The three-term secretary of state said the Legislature — led by the lieutenant governor as the presiding officer of the Senate and the speaker of the House — “controls the budget and all the laws” and is “where I can make the most difference.”
Hosemann, thanks in part to the original campaign ad where the woman called him everything from Dilbert to Gilbert, but never Delbert, has some of the highest name identification in the state, according to various polls of politicians. Some had speculated he would run for governor.
It is commonly believed that Hosemann and incumbent Lt. Gov. Tate Reeves, the Republican front runner for governor this year, have a frosty relationship.
“I want to be a part of leaving a better educated, healthier, and more prosperous Mississippi to our children and grandchildren,” said Hosemann, whose seventh grandchild was born this past week. “The next lieutenant governor will have a significant impact on your future and our future.”
Hosemann, age 71, made his initial announcement Wednesday morning at the driving academy for KLLM trucking company where Chief Executive Officer James Richards praised his accomplishments. Hosemann said his campaign would focus on the importance of Mississippi developing “an educated work force.”
About 75 supporters attended the announcement. Hosemann planned nine other announcements today and Thursday across the state.
State Rep. Jay Hughes, D-Oxford, announced in May that he is running for lieutenant governor and already has been campaigning vigorously across the state.
No other person has announced intention to run for the office of lieutenant governor. The qualifying deadline is March 1.
Hosemann, a Vicksburg native who now lives in Jackson, is an attorney. Before running and winning the office of secretary of state in 2007, he ran unsuccessfully for the U.S. House.
Hosemann said he was stepping down as secretary of state because he had accomplished his goals, which included enacting a voter identification law, increasing the revenue from 16th Section land for the public schools and streamlining the process for a business to incorporate.

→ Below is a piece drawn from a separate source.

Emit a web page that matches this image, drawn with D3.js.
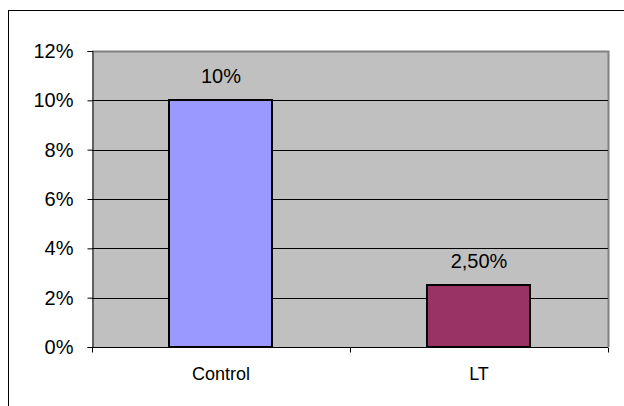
<!DOCTYPE html>
<html><head><meta charset="utf-8">
<script src="https://cdn.jsdelivr.net/npm/d3@7"></script>
<style>body{margin:0;background:#fff}svg{display:block}</style>
</head><body>
<script>
const categories = ["Control", "LT"];
const values = [10, 2.5];
const valueLabels = ["10%", "2,50%"];
const colors = ["#9999FF", "#993366"];
const yTicks = [0, 2, 4, 6, 8, 10, 12];

const W = 624, H = 406;
const FONT = "Liberation Sans, Arial, sans-serif";
const svg = d3.select("body").append("svg").attr("width", W).attr("height", H);
svg.append("rect").attr("x", 8.5).attr("y", 10.5).attr("width", 640).attr("height", 420)
  .attr("fill", "#fff").attr("stroke", "#000").attr("stroke-width", 1);

const L = 92, R = 608, T = 51, B = 347;
const x = d3.scaleBand().domain(categories).range([L, R]).paddingInner(0.6).paddingOuter(0.3);
const y = d3.scaleLinear().domain([0, 12]).range([B, T]);

svg.append("rect").attr("x", L).attr("y", T).attr("width", R - L).attr("height", B - T).attr("fill", "#C0C0C0");
svg.append("path").attr("d", `M${L},${T + 0.5}H${R + 0.5}V${B}`).attr("fill", "none").attr("stroke", "#808080").attr("stroke-width", 2);

// gridlines
svg.append("g").selectAll("line").data(yTicks.filter(d => d > 0 && d < 12)).join("line")
  .attr("x1", L).attr("x2", R).attr("y1", d => Math.round(y(d)) + 0.5).attr("y2", d => Math.round(y(d)) + 0.5)
  .attr("stroke", "#000").attr("stroke-width", 1);

// bars
svg.append("g").selectAll("rect").data(values).join("rect")
  .attr("x", (d, i) => Math.round(x(categories[i])))
  .attr("y", d => Math.round(y(d)))
  .attr("width", Math.round(x.bandwidth()))
  .attr("height", d => B - Math.round(y(d)))
  .attr("fill", (d, i) => colors[i]).attr("stroke", "#000").attr("stroke-width", 2);

// data labels
svg.append("g").selectAll("text").data(values).join("text")
  .attr("x", (d, i) => x(categories[i]) + x.bandwidth() / 2)
  .attr("y", d => y(d) - 17)
  .attr("text-anchor", "middle").attr("font-family", FONT).attr("font-size", 20)
  .text((d, i) => valueLabels[i]);

// y axis
const yAxis = svg.append("g").attr("transform", `translate(${L + 0.5},0)`)
  .call(d3.axisLeft(y).tickValues(yTicks).tickFormat(d => d + "%").tickSize(5).tickPadding(14));
yAxis.selectAll("text").attr("font-family", FONT).attr("font-size", 20).attr("fill", "#000");
yAxis.select(".domain").attr("stroke", "#000");
yAxis.selectAll(".tick line").attr("stroke", "#000");

// x axis
const xAxisG = svg.append("g").attr("transform", `translate(0,${B + 0.5})`);
xAxisG.append("line").attr("x1", L).attr("x2", R).attr("stroke", "#000");
const bounds = [L, L + x.step(), R];
xAxisG.selectAll("line.t").data(bounds).join("line").attr("class", "t")
  .attr("x1", d => Math.round(d) + 0.5).attr("x2", d => Math.round(d) + 0.5).attr("y1", 0).attr("y2", 5).attr("stroke", "#000");
xAxisG.selectAll("text").data(categories).join("text")
  .attr("x", d => x(d) + x.bandwidth() / 2).attr("y", 32)
  .attr("text-anchor", "middle").attr("font-family", FONT).attr("font-size", 18)
  .text(d => d);
</script>
</body></html>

The issue of voter ID was a particularly contentious one for the state when approved by voters in 2011 and first enacted for the 2014 election.
Hosemann was a staunch advocate of requiring people to show a government-issued photo ID to vote. Many believe that the requirement is troublesome in Mississippi with its history of voter suppression.
But voter ID was incorporated into Mississippi elections with no lawsuits filed to try to block it.